In addition, XHTML requires that all attributes have a value. HTML lets you use a shortcut called attribute minimization when using an attribute that can have only one possible value. When allowed, attribute minimization lets you omit the attribute's value and specify only its name within the HTML tag. For example, the following are correct in HTML:

<input type="checkbox" name="choice" value="europe" checked>
<frame name="fra1" src="fra1.htm" scrolling="no" noresize>

The above examples are incorrect in XHTML. In XHTML, they would be correctly coded as follows:

<input type="checkbox" name="choice" value="europe" checked="checked">
<frame name="fra1" src="fra1.htm" scrolling="no" noresize="noresize">

Thus, in XHTML, we are required to state each attribute's value explicitly (and within quotes), even when only one value is possible.


Summary:

To repeat, when I talk about HTML in this course, I mean HTML version 4, which is the current version of the HTML language.

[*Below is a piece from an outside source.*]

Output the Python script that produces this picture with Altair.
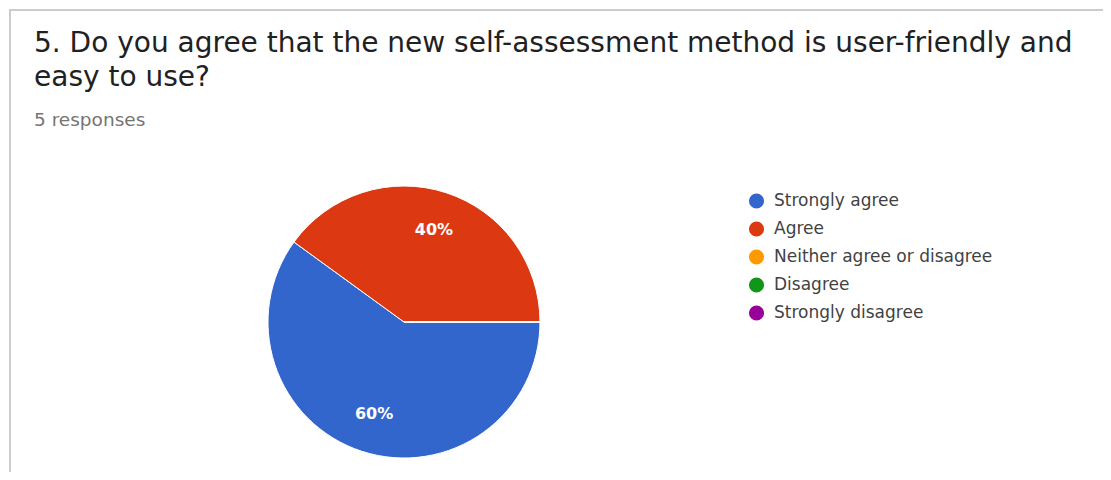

XHTML is the newest version of HTML, essentially, HTML version 5. XHTML stands for Extensible Hypertext Markup Language. XHTML has much stricter syntax than HTML4, but is otherwise virtually identical.

NOTE: Feel free to use either HTML or XHTML in your Homework Assignment Web Pages. I encourage you to use XHTML in at least a few of your Homework Assignment Web Pages, if not in all of them.

A full discussion of XHTML is given in our textbook in Chapter 16.

View an excellent tutorial on XHTML.

Take a review quiz on XHTML.

You can convert your HTML code to XHTML or correct your XHTML code, using this W3C service, called tidy. You can use also validate your XHTML code at http://validator.w3.org/.

Note: before using tidy, I suggest inserting at the top of your HTML file the following:

<?xml version="1.0" encoding="UTF-8"?>
<!DOCTYPE html PUBLIC "-//W3C//DTD XHTML 1.0 Transitional//EN"
"http://www.w3.org/TR/xhtml1/DTD/xhtml1-transitional.dtd">
<html xmlns="http://www.w3.org/1999/xhtml" xml:lang="en" lang="en">